● **TASK INPUTS**:
>> start

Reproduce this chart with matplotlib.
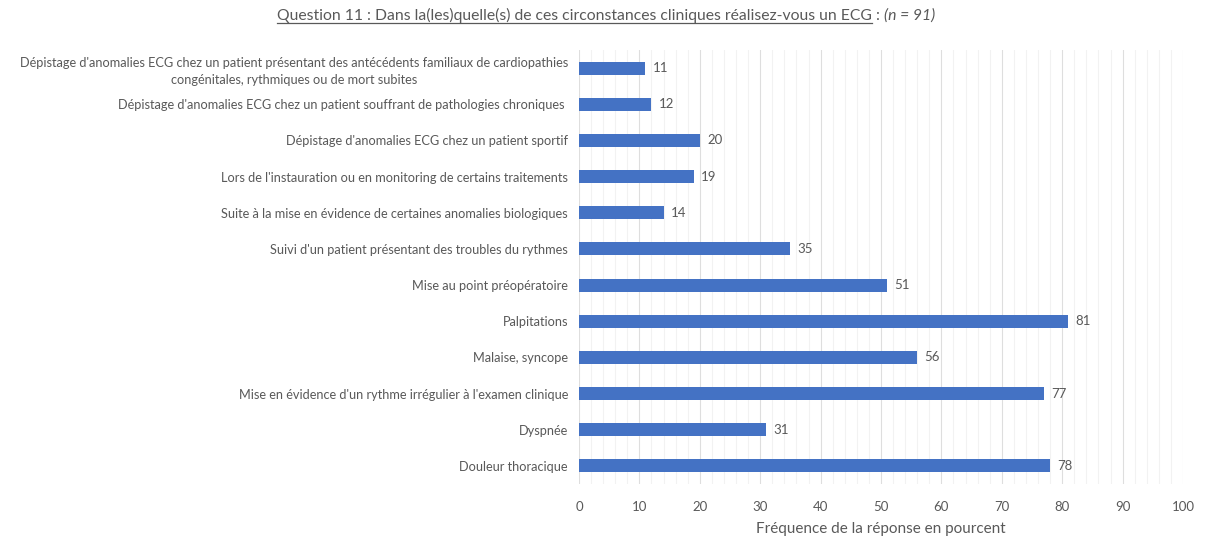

>> end
>> start

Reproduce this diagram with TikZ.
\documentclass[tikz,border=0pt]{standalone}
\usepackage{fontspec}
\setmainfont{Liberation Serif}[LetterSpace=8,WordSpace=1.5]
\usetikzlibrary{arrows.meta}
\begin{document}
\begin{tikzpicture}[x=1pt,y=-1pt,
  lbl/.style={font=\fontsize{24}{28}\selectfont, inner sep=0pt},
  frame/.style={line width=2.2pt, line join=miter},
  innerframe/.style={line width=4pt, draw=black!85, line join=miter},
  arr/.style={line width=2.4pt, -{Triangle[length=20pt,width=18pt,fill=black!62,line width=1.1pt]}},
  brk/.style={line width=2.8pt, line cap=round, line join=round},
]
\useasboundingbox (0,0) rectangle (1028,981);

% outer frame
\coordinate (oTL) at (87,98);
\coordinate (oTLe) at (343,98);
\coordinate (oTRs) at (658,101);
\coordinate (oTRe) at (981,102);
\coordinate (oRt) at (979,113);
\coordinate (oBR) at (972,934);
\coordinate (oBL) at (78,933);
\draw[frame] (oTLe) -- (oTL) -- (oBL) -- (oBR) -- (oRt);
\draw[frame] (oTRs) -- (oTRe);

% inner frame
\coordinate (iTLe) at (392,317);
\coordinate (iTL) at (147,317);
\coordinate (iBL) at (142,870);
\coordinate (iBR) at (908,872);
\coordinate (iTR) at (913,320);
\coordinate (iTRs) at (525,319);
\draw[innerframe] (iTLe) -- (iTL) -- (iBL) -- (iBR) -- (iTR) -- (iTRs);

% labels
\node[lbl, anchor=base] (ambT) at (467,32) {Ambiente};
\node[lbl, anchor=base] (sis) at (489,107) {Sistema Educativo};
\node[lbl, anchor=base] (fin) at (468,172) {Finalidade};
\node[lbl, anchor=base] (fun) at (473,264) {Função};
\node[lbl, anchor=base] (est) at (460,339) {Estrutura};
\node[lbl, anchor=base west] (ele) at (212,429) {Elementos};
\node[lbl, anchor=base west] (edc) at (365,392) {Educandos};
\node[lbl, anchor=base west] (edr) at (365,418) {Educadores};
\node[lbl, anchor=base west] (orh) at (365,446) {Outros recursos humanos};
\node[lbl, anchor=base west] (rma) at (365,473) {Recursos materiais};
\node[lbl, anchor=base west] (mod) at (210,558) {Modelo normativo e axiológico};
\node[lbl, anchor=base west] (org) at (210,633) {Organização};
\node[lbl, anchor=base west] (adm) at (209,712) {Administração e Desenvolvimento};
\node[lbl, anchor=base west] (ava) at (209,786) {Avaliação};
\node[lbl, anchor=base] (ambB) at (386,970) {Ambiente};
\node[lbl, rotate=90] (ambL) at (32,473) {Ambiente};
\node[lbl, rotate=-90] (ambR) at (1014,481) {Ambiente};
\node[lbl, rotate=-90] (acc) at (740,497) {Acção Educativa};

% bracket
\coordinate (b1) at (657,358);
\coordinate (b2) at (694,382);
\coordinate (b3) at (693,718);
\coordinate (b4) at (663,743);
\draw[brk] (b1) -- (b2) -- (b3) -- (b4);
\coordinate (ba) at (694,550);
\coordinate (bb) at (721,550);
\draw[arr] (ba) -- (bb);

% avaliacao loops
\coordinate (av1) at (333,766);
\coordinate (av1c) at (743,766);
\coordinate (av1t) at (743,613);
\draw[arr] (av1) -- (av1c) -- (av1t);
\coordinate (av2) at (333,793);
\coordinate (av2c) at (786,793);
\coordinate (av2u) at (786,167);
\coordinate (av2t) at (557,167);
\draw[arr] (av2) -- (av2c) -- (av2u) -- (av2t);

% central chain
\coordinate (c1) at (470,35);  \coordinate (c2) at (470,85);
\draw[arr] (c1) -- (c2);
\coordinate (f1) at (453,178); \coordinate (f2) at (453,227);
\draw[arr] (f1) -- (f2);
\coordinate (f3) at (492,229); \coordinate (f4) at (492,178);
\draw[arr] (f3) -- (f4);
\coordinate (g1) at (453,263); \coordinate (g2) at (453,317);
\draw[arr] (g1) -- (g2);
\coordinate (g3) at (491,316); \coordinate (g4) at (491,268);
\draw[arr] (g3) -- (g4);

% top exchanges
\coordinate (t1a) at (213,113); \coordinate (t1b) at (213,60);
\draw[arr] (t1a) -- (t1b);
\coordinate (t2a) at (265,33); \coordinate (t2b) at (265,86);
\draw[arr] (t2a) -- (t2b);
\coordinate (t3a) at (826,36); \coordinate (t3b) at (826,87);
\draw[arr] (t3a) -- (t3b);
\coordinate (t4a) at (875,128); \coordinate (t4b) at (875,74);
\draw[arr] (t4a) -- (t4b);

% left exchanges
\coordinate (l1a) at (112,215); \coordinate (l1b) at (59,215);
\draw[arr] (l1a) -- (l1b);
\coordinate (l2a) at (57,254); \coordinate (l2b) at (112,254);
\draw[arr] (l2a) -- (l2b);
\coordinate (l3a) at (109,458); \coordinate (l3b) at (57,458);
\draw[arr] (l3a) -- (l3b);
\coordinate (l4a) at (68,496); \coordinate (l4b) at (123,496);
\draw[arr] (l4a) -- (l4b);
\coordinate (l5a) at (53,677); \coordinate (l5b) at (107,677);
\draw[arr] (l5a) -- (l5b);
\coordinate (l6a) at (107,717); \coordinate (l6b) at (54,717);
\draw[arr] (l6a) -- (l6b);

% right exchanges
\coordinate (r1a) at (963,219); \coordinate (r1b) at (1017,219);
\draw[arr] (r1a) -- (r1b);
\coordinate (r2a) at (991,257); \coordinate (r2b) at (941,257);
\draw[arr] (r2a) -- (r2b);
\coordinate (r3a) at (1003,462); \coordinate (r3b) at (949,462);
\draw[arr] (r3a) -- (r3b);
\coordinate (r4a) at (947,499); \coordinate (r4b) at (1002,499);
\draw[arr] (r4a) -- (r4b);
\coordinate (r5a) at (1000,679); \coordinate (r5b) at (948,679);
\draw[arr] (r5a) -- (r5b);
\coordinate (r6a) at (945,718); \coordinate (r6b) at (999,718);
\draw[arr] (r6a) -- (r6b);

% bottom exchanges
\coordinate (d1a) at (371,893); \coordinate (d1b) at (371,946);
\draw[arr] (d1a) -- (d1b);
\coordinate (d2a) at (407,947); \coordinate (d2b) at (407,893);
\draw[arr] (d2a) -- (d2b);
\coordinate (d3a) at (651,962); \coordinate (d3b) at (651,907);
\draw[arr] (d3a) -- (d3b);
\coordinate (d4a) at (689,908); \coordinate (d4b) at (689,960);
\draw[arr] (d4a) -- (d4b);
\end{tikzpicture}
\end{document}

>> end
>> start

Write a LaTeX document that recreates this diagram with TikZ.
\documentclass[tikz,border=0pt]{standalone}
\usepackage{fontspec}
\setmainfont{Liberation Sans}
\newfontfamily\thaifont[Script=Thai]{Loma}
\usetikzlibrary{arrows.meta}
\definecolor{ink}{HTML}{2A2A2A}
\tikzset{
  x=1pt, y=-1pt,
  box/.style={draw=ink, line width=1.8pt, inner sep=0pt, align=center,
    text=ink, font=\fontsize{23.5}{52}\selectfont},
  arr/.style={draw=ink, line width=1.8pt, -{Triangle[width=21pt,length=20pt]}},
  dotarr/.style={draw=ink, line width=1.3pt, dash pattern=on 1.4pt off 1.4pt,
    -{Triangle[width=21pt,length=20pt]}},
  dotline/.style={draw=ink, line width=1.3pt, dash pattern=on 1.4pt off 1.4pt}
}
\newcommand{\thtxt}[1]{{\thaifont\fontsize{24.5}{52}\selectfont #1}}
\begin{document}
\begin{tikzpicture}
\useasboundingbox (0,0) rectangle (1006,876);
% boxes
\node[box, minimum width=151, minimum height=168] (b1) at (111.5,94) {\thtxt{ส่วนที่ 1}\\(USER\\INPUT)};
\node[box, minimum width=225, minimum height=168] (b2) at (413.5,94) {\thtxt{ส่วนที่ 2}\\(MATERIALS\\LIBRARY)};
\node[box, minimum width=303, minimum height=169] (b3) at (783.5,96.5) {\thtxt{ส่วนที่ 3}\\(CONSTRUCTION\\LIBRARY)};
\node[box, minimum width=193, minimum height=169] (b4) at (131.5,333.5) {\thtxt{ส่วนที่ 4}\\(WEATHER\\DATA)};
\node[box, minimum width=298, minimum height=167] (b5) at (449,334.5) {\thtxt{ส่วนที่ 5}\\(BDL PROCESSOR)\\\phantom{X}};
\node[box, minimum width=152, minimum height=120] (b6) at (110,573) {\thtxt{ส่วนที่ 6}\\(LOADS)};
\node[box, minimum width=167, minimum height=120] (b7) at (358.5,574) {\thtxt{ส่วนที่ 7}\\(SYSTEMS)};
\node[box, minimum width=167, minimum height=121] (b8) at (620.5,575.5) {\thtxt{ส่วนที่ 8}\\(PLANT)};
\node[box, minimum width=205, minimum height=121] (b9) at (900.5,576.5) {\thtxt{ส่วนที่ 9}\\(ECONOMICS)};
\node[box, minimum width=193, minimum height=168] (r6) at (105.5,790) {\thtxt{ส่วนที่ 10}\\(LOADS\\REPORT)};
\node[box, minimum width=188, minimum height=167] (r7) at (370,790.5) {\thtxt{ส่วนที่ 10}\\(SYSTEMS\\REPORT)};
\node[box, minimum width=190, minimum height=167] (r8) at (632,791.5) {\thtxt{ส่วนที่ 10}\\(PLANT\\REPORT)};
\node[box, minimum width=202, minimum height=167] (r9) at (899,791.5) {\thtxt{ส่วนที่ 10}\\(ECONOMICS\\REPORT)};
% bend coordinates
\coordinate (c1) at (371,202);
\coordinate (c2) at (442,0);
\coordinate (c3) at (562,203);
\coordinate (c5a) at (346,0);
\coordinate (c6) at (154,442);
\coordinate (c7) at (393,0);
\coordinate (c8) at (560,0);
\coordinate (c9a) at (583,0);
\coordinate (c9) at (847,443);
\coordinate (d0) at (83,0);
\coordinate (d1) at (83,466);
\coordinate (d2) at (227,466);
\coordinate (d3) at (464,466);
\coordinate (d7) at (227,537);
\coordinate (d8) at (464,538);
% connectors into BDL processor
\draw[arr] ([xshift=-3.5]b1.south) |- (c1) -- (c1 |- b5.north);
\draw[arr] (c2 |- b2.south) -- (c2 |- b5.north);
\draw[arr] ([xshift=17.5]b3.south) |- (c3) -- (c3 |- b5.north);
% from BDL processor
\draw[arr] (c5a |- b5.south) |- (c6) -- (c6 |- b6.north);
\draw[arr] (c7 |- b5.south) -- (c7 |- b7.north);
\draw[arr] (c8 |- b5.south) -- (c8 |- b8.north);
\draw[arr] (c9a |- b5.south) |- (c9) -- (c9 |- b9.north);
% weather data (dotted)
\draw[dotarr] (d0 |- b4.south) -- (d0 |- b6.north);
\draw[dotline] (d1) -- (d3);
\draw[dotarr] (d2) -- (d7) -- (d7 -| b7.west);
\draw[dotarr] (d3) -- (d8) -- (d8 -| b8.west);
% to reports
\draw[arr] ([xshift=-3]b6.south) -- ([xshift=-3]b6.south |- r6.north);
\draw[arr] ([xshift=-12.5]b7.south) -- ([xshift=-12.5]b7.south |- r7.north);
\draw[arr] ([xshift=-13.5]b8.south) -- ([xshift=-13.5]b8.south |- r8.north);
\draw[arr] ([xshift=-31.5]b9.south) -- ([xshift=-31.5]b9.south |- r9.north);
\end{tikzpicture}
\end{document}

>> end

● **TASK REQUIREMENTS**: Within the entries above, work out how many lines contain the word "diagram". The number alone is the answer.

● **THE ANSWER**: 2